● **INPUT DATA**:

:::

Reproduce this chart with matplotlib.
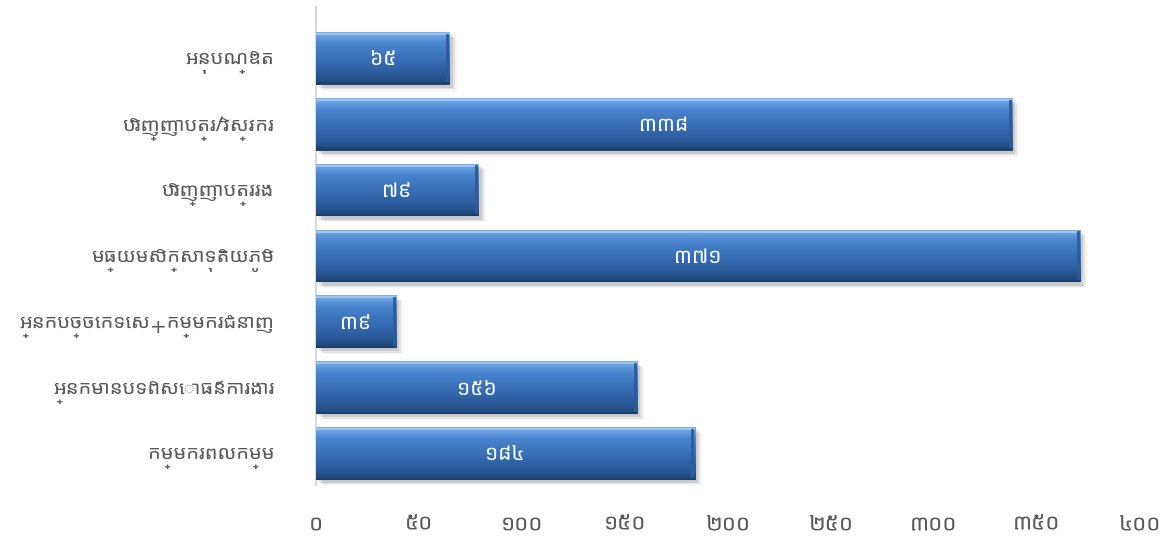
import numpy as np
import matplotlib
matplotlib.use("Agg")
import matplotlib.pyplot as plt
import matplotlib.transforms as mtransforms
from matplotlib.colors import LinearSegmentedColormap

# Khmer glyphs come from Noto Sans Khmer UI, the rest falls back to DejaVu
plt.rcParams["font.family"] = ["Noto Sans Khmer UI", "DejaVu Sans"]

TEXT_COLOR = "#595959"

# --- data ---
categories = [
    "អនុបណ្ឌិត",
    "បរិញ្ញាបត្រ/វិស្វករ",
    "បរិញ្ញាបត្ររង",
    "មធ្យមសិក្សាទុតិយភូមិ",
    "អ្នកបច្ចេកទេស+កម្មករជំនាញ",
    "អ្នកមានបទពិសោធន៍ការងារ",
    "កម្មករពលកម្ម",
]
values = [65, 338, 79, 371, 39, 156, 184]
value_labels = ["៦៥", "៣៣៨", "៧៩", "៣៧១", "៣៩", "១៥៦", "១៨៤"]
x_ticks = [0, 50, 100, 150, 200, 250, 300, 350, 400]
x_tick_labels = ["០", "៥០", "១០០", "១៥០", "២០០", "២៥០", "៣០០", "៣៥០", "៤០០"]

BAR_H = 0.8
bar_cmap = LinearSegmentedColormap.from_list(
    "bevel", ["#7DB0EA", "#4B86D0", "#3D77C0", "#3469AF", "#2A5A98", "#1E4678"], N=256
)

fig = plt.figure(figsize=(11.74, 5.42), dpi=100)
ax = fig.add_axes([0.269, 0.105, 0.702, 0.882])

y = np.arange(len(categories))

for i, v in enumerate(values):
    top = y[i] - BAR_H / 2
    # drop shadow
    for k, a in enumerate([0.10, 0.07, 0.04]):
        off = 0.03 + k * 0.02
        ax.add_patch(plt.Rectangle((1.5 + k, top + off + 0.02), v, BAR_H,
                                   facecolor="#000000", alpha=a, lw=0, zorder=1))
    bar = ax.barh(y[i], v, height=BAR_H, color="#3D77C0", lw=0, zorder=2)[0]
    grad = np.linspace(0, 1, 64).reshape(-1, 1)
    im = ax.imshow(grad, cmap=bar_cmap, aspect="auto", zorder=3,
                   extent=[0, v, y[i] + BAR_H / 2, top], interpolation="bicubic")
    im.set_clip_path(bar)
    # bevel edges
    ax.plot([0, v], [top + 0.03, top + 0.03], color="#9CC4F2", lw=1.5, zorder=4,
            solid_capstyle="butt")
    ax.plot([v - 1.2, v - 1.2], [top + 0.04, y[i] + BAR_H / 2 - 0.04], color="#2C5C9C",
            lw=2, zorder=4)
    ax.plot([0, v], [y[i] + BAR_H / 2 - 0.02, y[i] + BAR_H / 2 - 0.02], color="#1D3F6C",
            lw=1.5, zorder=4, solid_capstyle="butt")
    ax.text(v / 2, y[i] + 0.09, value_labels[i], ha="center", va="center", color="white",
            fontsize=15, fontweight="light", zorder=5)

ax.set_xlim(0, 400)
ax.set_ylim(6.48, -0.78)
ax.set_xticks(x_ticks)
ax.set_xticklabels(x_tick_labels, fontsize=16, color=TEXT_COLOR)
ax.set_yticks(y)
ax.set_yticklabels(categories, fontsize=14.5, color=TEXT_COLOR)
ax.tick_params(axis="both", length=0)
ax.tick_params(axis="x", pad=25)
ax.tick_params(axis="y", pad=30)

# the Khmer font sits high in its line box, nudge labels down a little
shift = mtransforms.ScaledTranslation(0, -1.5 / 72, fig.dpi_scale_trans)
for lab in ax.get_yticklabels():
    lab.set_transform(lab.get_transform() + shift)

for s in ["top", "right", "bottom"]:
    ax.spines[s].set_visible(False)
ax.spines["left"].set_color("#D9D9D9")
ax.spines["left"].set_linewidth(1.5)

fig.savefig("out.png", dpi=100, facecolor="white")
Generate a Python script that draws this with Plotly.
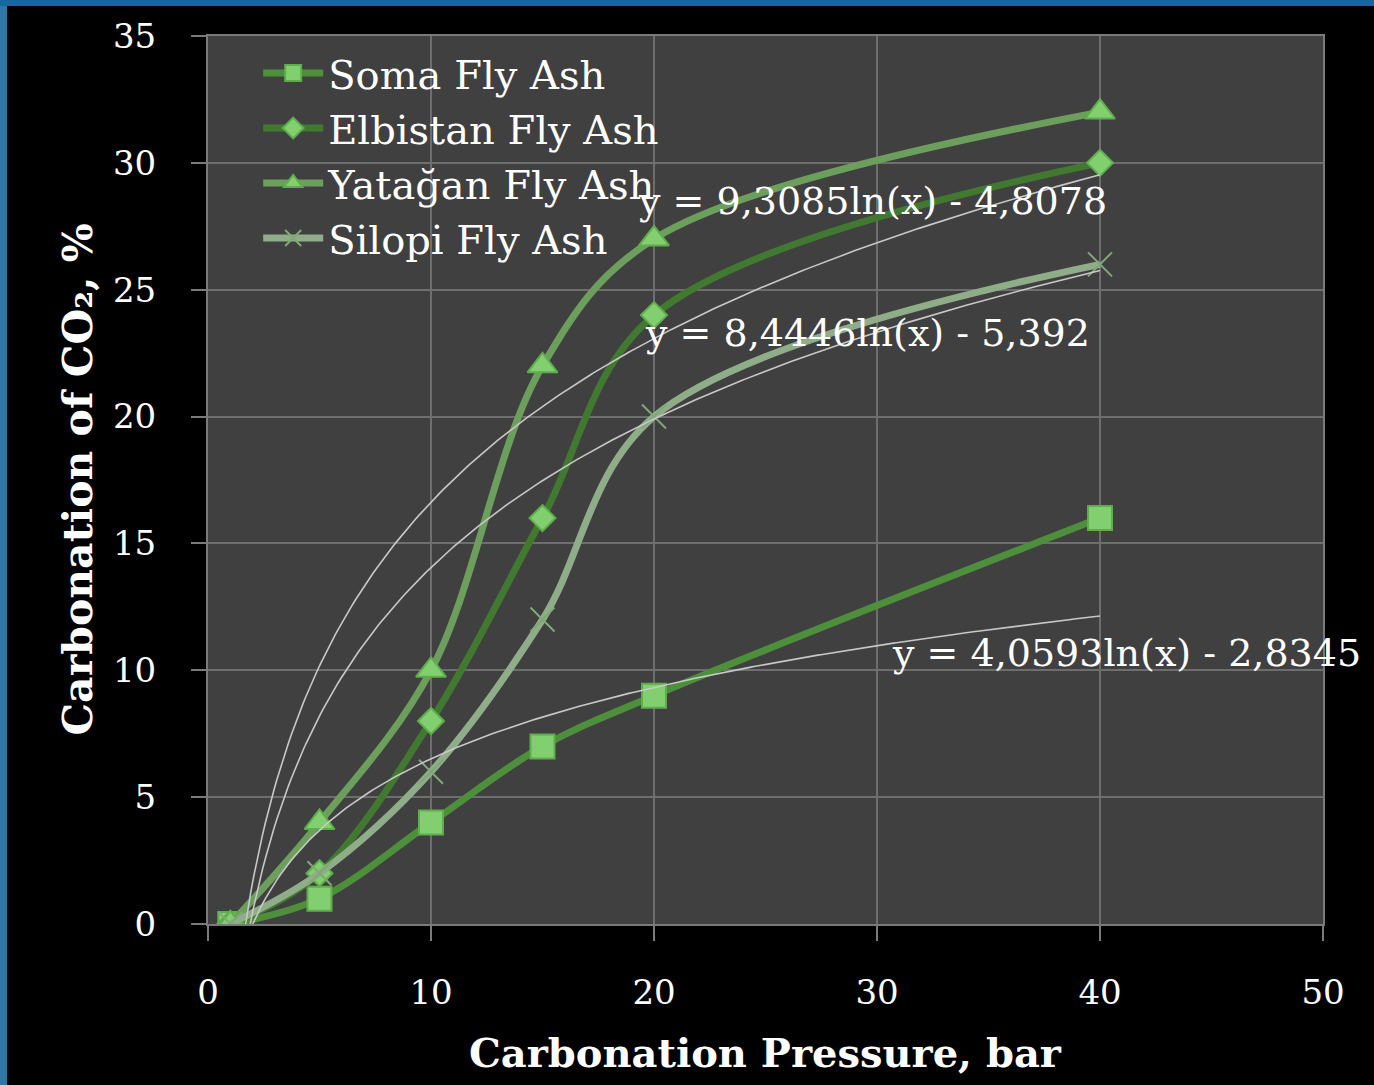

:::

● **YOUR GOAL**: The material above holds pictures; copy everything else in it exactly.

● **RESULT OF THE TASK**:
Reproduce this chart with matplotlib.
import numpy as np
import matplotlib
matplotlib.use("Agg")
import matplotlib.pyplot as plt
import matplotlib.transforms as mtransforms
from matplotlib.colors import LinearSegmentedColormap

# Khmer glyphs come from Noto Sans Khmer UI, the rest falls back to DejaVu
plt.rcParams["font.family"] = ["Noto Sans Khmer UI", "DejaVu Sans"]

TEXT_COLOR = "#595959"

# --- data ---
categories = [
    "អនុបណ្ឌិត",
    "បរិញ្ញាបត្រ/វិស្វករ",
    "បរិញ្ញាបត្ររង",
    "មធ្យមសិក្សាទុតិយភូមិ",
    "អ្នកបច្ចេកទេស+កម្មករជំនាញ",
    "អ្នកមានបទពិសោធន៍ការងារ",
    "កម្មករពលកម្ម",
]
values = [65, 338, 79, 371, 39, 156, 184]
value_labels = ["៦៥", "៣៣៨", "៧៩", "៣៧១", "៣៩", "១៥៦", "១៨៤"]
x_ticks = [0, 50, 100, 150, 200, 250, 300, 350, 400]
x_tick_labels = ["០", "៥០", "១០០", "១៥០", "២០០", "២៥០", "៣០០", "៣៥០", "៤០០"]

BAR_H = 0.8
bar_cmap = LinearSegmentedColormap.from_list(
    "bevel", ["#7DB0EA", "#4B86D0", "#3D77C0", "#3469AF", "#2A5A98", "#1E4678"], N=256
)

fig = plt.figure(figsize=(11.74, 5.42), dpi=100)
ax = fig.add_axes([0.269, 0.105, 0.702, 0.882])

y = np.arange(len(categories))

for i, v in enumerate(values):
    top = y[i] - BAR_H / 2
    # drop shadow
    for k, a in enumerate([0.10, 0.07, 0.04]):
        off = 0.03 + k * 0.02
        ax.add_patch(plt.Rectangle((1.5 + k, top + off + 0.02), v, BAR_H,
                                   facecolor="#000000", alpha=a, lw=0, zorder=1))
    bar = ax.barh(y[i], v, height=BAR_H, color="#3D77C0", lw=0, zorder=2)[0]
    grad = np.linspace(0, 1, 64).reshape(-1, 1)
    im = ax.imshow(grad, cmap=bar_cmap, aspect="auto", zorder=3,
                   extent=[0, v, y[i] + BAR_H / 2, top], interpolation="bicubic")
    im.set_clip_path(bar)
    # bevel edges
    ax.plot([0, v], [top + 0.03, top + 0.03], color="#9CC4F2", lw=1.5, zorder=4,
            solid_capstyle="butt")
    ax.plot([v - 1.2, v - 1.2], [top + 0.04, y[i] + BAR_H / 2 - 0.04], color="#2C5C9C",
            lw=2, zorder=4)
    ax.plot([0, v], [y[i] + BAR_H / 2 - 0.02, y[i] + BAR_H / 2 - 0.02], color="#1D3F6C",
            lw=1.5, zorder=4, solid_capstyle="butt")
    ax.text(v / 2, y[i] + 0.09, value_labels[i], ha="center", va="center", color="white",
            fontsize=15, fontweight="light", zorder=5)

ax.set_xlim(0, 400)
ax.set_ylim(6.48, -0.78)
ax.set_xticks(x_ticks)
ax.set_xticklabels(x_tick_labels, fontsize=16, color=TEXT_COLOR)
ax.set_yticks(y)
ax.set_yticklabels(categories, fontsize=14.5, color=TEXT_COLOR)
ax.tick_params(axis="both", length=0)
ax.tick_params(axis="x", pad=25)
ax.tick_params(axis="y", pad=30)

# the Khmer font sits high in its line box, nudge labels down a little
shift = mtransforms.ScaledTranslation(0, -1.5 / 72, fig.dpi_scale_trans)
for lab in ax.get_yticklabels():
    lab.set_transform(lab.get_transform() + shift)

for s in ["top", "right", "bottom"]:
    ax.spines[s].set_visible(False)
ax.spines["left"].set_color("#D9D9D9")
ax.spines["left"].set_linewidth(1.5)

fig.savefig("out.png", dpi=100, facecolor="white")
Generate a Python script that draws this with Plotly.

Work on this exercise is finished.